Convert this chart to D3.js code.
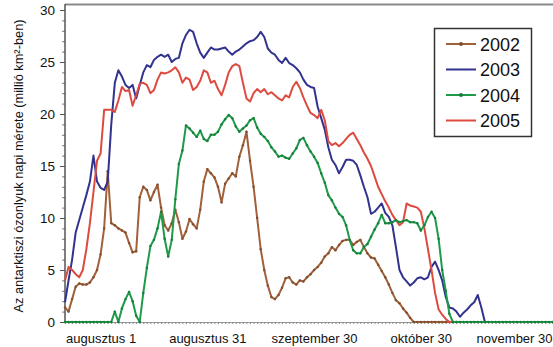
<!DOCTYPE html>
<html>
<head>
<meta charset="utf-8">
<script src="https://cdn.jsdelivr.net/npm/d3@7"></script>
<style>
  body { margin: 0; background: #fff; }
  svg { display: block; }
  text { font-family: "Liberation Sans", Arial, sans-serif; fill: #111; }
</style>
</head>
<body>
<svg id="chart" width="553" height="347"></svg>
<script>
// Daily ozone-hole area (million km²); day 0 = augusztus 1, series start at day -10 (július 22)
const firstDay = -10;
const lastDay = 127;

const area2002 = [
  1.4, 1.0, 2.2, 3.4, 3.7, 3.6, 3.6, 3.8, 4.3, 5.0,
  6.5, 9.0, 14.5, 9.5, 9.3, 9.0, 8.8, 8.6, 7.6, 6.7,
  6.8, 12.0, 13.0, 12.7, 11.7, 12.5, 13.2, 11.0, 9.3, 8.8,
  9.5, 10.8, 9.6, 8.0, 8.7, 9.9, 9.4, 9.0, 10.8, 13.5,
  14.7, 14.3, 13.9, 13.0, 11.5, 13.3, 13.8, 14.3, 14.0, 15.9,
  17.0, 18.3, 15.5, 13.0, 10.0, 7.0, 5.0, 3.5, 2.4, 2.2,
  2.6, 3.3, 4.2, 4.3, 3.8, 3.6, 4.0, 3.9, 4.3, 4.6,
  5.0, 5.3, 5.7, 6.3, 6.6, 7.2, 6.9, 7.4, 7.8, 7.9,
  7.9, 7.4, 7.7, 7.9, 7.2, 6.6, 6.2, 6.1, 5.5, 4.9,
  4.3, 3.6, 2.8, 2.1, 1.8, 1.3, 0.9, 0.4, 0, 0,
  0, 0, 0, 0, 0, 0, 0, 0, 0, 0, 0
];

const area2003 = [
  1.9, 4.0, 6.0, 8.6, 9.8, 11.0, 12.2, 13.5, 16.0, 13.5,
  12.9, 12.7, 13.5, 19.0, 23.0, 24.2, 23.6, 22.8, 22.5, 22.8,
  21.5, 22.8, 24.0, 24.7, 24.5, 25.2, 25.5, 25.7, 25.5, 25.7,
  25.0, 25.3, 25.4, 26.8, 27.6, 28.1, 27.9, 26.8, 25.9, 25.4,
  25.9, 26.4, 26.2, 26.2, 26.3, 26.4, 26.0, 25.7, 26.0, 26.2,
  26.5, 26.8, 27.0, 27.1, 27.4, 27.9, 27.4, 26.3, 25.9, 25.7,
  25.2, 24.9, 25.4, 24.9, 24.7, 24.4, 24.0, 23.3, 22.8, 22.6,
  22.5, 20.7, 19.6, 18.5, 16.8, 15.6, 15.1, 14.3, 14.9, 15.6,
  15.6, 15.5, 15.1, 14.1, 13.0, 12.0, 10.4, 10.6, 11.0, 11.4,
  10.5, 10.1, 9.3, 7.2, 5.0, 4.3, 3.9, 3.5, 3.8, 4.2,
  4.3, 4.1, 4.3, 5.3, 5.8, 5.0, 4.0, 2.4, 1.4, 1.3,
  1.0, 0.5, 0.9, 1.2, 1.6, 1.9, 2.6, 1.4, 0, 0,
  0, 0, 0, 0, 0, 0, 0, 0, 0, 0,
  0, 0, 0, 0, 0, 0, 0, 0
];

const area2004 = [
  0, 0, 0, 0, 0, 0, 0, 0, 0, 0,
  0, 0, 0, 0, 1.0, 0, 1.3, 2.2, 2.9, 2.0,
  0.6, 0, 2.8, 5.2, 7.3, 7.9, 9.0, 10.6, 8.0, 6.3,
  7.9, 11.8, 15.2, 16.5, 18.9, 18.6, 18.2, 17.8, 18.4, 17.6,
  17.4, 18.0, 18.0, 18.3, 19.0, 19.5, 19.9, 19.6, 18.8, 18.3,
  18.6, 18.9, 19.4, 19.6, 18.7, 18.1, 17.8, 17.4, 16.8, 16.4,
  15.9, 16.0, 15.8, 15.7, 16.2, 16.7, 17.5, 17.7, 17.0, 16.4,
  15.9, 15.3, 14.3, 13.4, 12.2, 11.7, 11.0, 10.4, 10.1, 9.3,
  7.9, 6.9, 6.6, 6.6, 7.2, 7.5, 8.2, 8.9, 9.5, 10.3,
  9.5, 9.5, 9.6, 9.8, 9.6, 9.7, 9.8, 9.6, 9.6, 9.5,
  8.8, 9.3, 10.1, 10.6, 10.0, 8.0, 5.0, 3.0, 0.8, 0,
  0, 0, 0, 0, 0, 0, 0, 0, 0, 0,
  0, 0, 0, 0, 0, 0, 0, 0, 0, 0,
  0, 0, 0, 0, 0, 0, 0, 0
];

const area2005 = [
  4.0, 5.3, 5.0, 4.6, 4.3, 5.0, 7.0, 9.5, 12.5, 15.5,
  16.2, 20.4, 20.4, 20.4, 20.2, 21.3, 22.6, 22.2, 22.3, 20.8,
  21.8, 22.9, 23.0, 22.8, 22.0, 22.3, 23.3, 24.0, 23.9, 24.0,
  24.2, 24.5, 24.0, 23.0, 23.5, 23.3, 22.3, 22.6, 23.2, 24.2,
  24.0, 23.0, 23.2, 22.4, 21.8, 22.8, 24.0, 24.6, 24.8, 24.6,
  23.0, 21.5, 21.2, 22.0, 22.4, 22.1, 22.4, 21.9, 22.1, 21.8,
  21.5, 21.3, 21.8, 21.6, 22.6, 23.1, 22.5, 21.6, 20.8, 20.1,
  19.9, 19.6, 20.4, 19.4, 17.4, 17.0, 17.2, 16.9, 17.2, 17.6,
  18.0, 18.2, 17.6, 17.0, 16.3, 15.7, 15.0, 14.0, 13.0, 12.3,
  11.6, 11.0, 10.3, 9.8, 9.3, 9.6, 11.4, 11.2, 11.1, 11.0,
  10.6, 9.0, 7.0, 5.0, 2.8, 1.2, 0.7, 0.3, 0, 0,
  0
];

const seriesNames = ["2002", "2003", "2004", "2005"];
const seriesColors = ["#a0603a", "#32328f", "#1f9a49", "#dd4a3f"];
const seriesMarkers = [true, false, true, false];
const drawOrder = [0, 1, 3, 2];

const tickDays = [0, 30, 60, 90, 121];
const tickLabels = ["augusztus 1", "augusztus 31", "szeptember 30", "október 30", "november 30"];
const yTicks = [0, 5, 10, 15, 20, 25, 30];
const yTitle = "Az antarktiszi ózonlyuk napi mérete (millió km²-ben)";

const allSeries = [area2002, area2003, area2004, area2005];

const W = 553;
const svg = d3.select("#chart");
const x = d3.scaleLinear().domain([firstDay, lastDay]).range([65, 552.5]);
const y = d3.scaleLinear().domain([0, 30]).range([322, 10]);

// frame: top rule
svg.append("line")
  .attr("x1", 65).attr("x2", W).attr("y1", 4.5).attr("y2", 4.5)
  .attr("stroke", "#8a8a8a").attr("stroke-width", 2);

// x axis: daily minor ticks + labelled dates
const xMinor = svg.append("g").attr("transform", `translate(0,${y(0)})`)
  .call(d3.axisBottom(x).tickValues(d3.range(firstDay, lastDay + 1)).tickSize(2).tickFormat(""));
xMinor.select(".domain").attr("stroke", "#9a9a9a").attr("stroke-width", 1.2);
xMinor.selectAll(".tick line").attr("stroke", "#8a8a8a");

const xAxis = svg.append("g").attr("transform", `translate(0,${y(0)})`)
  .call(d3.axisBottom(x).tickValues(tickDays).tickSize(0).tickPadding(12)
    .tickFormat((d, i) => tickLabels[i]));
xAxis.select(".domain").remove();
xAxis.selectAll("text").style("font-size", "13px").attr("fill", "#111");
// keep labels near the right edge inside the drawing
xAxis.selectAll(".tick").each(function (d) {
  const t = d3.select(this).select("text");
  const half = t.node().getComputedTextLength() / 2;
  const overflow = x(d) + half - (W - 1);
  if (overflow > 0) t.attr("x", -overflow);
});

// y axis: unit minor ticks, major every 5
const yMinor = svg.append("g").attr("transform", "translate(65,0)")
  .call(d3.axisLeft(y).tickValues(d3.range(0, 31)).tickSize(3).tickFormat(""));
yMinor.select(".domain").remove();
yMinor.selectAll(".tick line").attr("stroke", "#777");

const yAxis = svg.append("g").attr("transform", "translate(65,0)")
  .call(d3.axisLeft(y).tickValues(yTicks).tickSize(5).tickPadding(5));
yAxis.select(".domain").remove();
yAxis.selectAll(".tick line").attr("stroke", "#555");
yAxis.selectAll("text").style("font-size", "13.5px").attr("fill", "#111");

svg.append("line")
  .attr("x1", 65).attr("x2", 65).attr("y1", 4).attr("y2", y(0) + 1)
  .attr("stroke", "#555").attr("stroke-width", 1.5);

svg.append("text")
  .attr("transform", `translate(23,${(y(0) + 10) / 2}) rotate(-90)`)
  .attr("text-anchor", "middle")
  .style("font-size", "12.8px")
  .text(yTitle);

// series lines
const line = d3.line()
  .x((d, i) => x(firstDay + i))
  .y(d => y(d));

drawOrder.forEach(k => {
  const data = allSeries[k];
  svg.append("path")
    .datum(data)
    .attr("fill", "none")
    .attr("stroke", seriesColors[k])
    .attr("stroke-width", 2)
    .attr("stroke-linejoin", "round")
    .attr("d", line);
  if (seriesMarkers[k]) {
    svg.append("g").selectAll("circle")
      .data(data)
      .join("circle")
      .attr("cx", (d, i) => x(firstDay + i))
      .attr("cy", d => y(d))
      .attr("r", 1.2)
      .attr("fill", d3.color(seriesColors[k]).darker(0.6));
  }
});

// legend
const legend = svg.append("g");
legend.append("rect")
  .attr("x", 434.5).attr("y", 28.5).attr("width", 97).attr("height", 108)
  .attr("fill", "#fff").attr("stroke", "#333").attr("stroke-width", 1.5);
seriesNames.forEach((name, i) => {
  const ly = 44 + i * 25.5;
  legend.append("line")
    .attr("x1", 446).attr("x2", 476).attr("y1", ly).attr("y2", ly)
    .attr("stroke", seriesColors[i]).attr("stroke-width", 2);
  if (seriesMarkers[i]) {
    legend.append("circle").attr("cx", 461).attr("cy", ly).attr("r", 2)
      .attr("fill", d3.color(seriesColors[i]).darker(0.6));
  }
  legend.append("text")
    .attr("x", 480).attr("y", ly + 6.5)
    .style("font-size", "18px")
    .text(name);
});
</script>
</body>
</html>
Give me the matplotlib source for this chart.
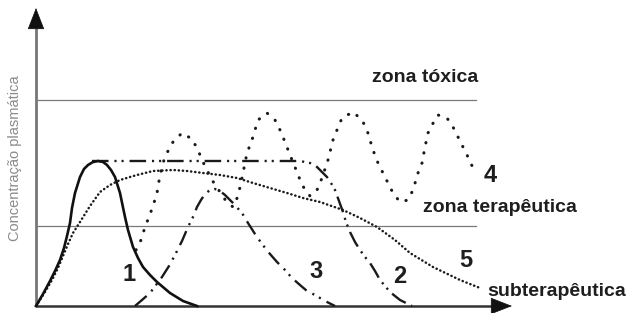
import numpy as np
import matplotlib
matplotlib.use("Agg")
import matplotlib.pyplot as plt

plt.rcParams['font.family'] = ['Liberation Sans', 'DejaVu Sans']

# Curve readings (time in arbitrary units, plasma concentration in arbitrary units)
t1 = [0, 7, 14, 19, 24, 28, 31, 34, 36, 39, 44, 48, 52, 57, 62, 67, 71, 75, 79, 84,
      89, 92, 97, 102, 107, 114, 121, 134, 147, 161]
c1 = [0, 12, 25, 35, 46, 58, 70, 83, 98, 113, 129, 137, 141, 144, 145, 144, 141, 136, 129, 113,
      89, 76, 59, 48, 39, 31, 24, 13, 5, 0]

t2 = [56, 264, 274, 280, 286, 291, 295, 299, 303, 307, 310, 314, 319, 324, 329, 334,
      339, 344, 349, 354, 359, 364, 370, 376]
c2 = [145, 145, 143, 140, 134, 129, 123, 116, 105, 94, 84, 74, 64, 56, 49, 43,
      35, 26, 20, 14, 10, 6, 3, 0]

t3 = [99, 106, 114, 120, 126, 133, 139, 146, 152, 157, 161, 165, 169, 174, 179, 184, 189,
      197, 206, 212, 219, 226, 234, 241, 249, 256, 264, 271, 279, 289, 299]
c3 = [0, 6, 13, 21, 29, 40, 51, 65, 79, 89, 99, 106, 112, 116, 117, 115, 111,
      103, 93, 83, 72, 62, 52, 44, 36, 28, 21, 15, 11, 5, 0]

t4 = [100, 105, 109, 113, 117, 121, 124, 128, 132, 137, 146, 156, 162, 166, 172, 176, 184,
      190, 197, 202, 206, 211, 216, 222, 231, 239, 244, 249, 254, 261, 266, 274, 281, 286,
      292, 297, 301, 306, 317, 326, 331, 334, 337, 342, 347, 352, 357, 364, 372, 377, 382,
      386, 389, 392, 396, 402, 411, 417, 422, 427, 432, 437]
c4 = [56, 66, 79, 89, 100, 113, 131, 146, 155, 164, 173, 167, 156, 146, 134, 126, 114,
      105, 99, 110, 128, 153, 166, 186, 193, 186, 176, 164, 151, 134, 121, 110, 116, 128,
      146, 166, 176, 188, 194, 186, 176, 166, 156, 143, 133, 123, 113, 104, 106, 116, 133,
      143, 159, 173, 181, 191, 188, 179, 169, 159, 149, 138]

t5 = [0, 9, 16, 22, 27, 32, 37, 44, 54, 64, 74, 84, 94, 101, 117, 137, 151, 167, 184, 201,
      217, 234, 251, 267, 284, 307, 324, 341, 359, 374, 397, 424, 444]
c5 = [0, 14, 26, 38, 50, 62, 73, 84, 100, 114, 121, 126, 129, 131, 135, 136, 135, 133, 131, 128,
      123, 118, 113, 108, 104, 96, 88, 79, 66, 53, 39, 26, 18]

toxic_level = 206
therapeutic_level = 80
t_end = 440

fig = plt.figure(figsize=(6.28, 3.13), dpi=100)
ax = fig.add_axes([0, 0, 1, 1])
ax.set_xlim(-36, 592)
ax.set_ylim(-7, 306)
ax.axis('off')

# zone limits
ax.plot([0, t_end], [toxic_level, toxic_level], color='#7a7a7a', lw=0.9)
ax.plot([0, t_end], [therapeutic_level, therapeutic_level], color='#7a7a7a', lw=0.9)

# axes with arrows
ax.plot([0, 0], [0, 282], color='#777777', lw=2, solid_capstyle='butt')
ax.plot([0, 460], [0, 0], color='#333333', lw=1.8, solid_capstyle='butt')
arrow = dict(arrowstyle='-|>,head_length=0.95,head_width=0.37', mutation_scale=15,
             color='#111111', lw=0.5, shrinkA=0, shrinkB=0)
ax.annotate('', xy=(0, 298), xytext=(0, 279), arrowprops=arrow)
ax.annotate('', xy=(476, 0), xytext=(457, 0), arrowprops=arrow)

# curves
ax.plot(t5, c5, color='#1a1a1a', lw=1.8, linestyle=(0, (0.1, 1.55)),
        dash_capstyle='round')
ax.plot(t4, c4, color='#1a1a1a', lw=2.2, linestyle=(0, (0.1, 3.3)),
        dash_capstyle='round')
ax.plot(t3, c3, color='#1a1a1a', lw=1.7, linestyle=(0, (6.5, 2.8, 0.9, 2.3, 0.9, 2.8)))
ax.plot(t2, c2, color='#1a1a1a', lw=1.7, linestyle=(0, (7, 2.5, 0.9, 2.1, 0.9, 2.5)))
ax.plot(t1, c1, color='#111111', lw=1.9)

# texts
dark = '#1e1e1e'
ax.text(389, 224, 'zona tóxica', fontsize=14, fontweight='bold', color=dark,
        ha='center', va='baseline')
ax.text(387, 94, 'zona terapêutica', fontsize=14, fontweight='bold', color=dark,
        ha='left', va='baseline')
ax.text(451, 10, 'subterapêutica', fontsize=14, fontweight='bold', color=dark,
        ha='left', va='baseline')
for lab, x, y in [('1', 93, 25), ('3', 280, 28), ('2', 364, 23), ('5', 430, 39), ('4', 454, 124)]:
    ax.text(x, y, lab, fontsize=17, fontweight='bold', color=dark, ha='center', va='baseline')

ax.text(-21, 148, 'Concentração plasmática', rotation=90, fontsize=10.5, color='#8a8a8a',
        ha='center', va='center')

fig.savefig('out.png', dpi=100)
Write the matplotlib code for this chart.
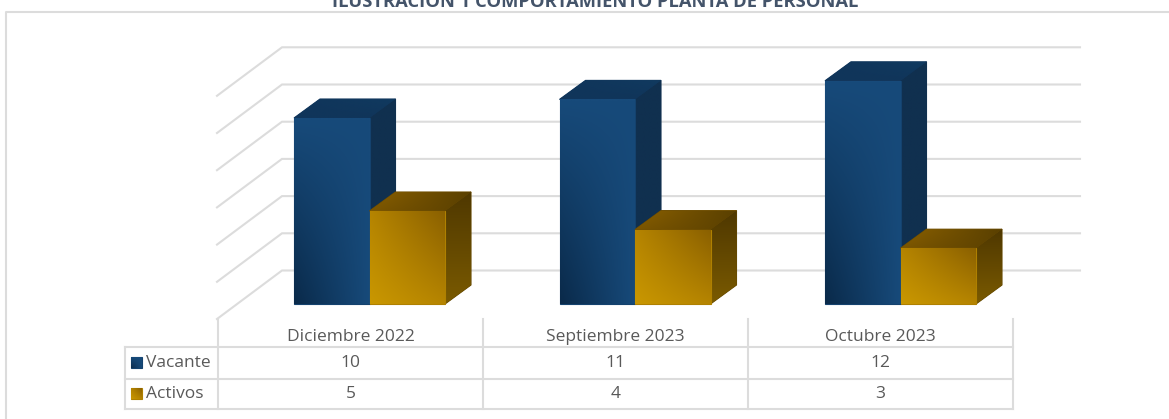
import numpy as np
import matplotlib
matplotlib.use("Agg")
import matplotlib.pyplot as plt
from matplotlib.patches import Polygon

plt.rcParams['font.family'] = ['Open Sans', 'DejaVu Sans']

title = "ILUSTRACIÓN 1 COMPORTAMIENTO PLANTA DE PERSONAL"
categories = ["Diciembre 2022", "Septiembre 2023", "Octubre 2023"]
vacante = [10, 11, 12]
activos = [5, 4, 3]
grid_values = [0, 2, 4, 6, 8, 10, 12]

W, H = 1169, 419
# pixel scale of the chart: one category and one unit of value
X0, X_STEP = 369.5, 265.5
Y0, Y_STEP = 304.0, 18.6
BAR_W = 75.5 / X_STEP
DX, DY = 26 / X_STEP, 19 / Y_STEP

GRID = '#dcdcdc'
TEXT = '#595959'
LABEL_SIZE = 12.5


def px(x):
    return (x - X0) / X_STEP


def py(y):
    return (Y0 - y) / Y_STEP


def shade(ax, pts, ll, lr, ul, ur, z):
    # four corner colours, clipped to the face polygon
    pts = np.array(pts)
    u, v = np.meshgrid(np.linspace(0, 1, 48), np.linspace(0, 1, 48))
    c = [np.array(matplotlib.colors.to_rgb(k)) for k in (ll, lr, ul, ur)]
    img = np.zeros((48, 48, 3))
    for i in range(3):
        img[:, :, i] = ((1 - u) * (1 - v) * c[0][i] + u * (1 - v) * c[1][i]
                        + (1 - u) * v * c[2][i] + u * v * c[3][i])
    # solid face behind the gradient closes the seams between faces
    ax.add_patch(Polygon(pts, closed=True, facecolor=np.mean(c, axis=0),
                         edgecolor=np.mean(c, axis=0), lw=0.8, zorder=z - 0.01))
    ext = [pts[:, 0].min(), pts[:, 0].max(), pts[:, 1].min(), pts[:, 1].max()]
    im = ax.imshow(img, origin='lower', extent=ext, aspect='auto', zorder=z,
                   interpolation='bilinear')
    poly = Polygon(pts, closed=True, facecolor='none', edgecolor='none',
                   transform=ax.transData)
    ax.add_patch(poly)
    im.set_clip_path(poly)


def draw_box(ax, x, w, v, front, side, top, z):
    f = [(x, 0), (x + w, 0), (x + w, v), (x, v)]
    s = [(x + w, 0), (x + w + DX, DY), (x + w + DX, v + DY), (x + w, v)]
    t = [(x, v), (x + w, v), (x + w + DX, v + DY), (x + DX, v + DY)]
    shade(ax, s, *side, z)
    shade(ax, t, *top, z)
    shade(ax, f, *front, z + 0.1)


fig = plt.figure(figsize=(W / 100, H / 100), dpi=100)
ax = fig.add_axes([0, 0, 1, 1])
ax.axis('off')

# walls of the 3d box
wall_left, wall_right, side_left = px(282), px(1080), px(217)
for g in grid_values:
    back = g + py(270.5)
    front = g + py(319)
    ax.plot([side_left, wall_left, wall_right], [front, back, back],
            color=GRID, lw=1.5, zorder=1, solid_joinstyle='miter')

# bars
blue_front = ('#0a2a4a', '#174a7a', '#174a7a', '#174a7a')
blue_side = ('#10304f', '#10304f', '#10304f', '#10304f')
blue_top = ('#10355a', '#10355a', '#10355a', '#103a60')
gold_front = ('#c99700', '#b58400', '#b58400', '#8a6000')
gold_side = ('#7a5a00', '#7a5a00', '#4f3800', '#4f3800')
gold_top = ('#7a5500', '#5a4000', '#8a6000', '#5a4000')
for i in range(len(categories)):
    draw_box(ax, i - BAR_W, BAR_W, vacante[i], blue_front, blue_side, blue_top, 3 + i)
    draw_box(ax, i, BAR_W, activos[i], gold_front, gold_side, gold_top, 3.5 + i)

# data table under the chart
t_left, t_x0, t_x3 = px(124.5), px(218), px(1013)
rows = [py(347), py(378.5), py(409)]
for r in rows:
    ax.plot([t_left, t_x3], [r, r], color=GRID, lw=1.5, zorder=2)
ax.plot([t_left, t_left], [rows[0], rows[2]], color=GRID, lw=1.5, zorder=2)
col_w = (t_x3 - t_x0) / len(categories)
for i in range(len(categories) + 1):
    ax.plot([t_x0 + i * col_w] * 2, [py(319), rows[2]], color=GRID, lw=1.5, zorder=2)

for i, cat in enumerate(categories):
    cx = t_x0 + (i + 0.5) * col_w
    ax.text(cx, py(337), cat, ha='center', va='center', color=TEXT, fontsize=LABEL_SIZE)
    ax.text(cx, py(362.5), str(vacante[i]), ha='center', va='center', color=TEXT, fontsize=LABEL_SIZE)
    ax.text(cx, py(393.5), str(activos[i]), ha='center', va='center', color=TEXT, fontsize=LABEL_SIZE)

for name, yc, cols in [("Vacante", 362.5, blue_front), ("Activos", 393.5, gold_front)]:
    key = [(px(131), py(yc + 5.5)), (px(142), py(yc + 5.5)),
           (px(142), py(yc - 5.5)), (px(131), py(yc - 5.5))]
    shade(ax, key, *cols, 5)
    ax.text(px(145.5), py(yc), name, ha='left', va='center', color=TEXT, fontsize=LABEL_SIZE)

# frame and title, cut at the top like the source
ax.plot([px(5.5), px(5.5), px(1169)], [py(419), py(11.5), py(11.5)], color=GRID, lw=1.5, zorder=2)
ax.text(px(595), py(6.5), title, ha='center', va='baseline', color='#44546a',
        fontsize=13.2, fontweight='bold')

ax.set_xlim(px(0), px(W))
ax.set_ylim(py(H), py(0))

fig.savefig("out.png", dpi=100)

WRITTEN PROBLEM: Give back the exact lines above, running from the one that has "Write the matplotlib code for this chart." through the one that has "plt.rcParams['font.family'] = ['Open", with nothing added and no pictures.

WRITTEN SOLUTION:
Write the matplotlib code for this chart.
import numpy as np
import matplotlib
matplotlib.use("Agg")
import matplotlib.pyplot as plt
from matplotlib.patches import Polygon

plt.rcParams['font.family'] = ['Open Sans', 'DejaVu Sans']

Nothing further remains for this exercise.